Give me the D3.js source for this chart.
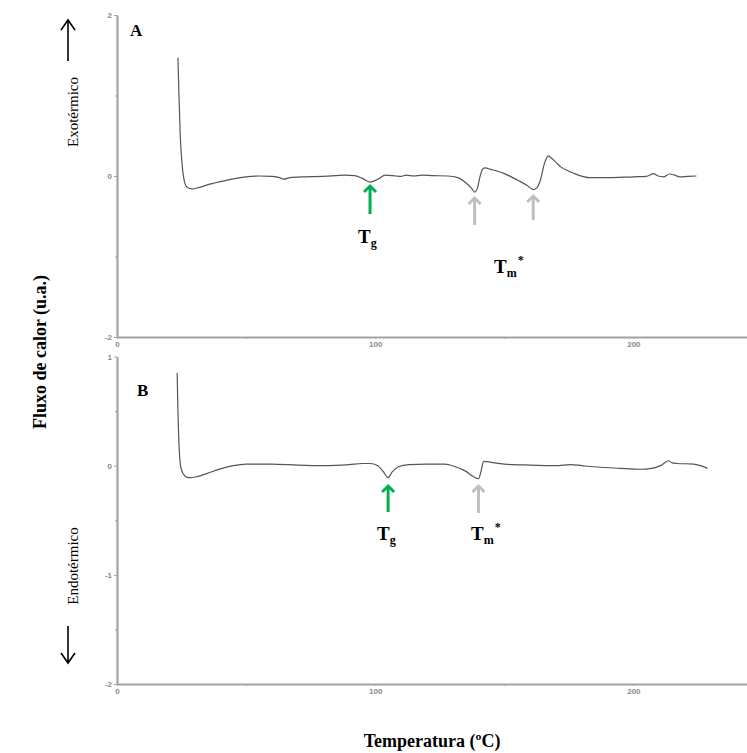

═══

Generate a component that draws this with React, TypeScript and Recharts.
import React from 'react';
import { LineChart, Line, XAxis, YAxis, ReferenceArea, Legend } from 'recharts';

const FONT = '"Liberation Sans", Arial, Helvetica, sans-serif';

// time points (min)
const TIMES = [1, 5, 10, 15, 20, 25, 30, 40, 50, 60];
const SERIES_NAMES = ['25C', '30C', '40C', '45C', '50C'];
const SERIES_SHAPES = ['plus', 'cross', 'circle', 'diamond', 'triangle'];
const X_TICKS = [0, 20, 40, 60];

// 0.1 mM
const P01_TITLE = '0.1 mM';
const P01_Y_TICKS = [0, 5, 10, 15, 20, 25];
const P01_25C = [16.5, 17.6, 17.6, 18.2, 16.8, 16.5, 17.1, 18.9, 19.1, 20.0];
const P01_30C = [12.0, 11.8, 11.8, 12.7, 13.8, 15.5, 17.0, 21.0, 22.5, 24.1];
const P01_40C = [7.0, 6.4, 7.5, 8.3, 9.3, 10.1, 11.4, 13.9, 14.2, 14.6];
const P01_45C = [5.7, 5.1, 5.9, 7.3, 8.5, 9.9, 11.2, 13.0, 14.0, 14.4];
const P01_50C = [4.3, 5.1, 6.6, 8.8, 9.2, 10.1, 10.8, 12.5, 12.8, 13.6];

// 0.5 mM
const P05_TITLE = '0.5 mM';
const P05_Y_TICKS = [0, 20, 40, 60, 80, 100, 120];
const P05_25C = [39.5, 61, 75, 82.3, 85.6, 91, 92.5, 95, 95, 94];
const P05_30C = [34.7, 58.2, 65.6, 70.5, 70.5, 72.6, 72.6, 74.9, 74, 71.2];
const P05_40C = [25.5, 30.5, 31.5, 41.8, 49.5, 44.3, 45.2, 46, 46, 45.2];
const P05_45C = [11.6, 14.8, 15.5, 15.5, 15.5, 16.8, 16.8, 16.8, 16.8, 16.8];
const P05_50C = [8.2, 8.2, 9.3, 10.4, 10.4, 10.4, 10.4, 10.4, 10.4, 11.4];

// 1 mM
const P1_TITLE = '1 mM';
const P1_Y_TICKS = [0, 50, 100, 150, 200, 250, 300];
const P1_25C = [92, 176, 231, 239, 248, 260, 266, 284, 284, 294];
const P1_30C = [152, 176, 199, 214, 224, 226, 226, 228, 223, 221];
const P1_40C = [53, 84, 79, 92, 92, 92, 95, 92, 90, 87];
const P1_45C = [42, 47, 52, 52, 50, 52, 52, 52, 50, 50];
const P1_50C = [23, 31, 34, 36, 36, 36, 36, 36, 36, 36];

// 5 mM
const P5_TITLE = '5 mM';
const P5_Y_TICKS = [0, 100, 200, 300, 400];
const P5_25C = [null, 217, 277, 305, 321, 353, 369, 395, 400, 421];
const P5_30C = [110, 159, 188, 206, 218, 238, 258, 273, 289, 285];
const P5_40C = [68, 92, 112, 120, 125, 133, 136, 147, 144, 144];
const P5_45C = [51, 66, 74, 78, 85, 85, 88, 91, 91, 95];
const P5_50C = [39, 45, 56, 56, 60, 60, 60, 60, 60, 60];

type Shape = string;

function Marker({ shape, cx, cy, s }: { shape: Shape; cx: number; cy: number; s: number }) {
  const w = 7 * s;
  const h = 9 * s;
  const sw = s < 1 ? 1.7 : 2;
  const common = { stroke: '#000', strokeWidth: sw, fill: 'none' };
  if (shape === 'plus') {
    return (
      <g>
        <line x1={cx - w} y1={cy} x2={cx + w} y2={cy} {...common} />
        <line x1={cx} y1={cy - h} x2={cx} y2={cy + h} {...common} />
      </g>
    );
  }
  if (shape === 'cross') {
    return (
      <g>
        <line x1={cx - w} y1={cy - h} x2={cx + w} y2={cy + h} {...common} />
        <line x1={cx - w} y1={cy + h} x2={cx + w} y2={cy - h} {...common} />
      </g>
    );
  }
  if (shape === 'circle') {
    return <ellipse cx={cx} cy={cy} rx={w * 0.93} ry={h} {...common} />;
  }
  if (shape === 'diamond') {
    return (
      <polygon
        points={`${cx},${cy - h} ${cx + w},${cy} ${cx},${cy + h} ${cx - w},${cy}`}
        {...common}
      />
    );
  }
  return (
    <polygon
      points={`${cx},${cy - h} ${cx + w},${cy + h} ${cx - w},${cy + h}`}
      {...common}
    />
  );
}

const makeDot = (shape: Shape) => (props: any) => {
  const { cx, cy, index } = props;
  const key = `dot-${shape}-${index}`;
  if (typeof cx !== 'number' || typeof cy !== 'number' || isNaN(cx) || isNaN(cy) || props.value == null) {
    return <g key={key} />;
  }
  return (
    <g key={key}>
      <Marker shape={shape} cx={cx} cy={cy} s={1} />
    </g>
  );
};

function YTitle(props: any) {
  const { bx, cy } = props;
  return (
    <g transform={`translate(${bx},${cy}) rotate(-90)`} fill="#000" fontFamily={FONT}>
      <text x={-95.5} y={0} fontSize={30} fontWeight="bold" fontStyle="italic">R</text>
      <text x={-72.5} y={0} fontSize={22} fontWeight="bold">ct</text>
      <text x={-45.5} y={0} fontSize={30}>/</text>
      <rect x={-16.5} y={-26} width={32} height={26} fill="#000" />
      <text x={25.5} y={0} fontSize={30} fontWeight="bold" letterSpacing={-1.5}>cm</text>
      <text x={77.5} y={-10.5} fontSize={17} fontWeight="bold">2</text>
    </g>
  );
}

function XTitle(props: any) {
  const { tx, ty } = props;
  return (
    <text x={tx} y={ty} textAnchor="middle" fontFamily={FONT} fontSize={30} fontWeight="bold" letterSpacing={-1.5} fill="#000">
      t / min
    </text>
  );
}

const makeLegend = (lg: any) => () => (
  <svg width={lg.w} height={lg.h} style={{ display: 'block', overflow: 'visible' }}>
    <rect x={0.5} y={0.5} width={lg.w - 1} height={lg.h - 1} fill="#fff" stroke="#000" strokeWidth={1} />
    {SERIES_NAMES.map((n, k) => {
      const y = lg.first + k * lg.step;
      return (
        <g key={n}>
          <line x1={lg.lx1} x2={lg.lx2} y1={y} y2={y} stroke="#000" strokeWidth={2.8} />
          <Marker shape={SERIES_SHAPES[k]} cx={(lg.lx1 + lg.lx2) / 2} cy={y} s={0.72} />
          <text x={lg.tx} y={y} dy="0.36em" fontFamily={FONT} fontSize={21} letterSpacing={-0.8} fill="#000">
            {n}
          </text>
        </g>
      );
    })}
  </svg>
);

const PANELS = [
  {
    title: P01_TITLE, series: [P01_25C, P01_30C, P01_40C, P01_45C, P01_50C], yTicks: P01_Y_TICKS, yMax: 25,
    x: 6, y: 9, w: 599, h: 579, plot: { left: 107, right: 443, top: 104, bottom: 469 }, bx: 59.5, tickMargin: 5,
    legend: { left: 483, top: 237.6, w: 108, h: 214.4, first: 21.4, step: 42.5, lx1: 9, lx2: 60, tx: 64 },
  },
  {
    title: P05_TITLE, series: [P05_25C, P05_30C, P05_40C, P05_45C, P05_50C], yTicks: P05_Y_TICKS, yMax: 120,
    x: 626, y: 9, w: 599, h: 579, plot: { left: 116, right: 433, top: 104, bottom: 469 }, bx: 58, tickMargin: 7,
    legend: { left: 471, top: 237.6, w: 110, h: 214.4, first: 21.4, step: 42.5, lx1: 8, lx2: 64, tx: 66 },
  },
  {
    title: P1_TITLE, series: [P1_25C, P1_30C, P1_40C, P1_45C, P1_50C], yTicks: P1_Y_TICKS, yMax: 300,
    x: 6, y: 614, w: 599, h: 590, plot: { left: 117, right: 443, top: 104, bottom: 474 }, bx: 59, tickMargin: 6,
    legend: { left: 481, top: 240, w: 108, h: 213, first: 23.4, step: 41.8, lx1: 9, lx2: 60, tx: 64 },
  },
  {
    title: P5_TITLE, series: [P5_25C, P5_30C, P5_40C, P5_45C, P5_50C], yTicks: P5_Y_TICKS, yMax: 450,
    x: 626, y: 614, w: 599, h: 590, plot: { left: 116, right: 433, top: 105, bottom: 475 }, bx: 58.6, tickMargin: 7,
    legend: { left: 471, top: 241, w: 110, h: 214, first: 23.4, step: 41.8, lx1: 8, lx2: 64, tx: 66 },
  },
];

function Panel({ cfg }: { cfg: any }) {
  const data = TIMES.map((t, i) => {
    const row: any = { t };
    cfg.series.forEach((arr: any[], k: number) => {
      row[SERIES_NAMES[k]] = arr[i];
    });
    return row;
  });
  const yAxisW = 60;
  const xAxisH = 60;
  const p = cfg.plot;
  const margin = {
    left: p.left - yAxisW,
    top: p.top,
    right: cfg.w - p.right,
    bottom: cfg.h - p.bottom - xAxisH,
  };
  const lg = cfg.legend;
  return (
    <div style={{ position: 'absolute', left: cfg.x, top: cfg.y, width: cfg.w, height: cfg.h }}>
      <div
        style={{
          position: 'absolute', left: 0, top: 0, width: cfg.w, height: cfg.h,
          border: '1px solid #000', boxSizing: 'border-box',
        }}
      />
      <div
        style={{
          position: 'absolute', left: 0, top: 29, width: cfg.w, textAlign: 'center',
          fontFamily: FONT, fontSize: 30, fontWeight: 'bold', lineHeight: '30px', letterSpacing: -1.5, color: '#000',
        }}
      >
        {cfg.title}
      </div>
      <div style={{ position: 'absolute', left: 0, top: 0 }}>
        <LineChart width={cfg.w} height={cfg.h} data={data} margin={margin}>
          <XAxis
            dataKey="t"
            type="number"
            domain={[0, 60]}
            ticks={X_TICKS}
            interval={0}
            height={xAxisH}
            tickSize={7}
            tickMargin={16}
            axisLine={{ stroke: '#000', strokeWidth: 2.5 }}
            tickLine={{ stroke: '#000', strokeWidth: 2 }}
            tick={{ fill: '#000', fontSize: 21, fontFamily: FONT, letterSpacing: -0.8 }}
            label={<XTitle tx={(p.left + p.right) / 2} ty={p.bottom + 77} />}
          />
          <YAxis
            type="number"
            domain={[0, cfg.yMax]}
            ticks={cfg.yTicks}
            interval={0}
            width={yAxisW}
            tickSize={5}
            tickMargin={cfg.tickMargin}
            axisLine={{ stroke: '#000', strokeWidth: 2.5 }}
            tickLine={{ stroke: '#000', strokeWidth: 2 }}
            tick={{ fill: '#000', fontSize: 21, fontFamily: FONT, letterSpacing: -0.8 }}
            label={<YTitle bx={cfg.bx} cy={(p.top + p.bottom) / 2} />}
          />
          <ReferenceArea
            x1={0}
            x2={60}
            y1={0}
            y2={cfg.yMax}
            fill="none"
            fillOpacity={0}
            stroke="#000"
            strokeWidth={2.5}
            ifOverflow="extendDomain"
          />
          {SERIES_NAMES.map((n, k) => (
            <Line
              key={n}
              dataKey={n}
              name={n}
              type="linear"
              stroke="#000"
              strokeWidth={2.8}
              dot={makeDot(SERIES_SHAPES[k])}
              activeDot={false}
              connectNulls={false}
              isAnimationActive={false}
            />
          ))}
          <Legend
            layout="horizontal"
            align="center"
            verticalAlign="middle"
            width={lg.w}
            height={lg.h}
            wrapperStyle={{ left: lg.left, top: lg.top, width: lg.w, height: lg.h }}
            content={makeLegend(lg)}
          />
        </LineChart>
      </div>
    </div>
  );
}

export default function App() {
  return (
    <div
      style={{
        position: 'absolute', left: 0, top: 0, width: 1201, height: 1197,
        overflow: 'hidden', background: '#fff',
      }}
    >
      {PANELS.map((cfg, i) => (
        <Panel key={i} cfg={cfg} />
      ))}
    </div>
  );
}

═══

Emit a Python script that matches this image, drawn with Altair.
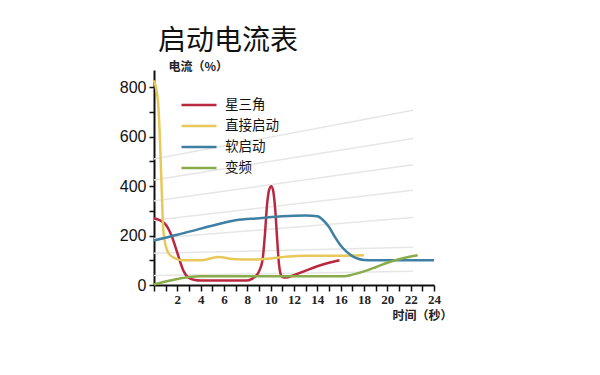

═══

> OBJECTIVE
Copy exactly the lines from the line with "Generate a component" up to and including the line with "12.5, 12.8, 13.6];", and no other lines.

> ANSWER FOR THIS EXERCISE
Generate a component that draws this with React, TypeScript and Recharts.
import React from 'react';
import { LineChart, Line, XAxis, YAxis, ReferenceArea, Legend } from 'recharts';

const FONT = '"Liberation Sans", Arial, Helvetica, sans-serif';

// time points (min)
const TIMES = [1, 5, 10, 15, 20, 25, 30, 40, 50, 60];
const SERIES_NAMES = ['25C', '30C', '40C', '45C', '50C'];
const SERIES_SHAPES = ['plus', 'cross', 'circle', 'diamond', 'triangle'];
const X_TICKS = [0, 20, 40, 60];

// 0.1 mM
const P01_TITLE = '0.1 mM';
const P01_Y_TICKS = [0, 5, 10, 15, 20, 25];
const P01_25C = [16.5, 17.6, 17.6, 18.2, 16.8, 16.5, 17.1, 18.9, 19.1, 20.0];
const P01_30C = [12.0, 11.8, 11.8, 12.7, 13.8, 15.5, 17.0, 21.0, 22.5, 24.1];
const P01_40C = [7.0, 6.4, 7.5, 8.3, 9.3, 10.1, 11.4, 13.9, 14.2, 14.6];
const P01_45C = [5.7, 5.1, 5.9, 7.3, 8.5, 9.9, 11.2, 13.0, 14.0, 14.4];
const P01_50C = [4.3, 5.1, 6.6, 8.8, 9.2, 10.1, 10.8, 12.5, 12.8, 13.6];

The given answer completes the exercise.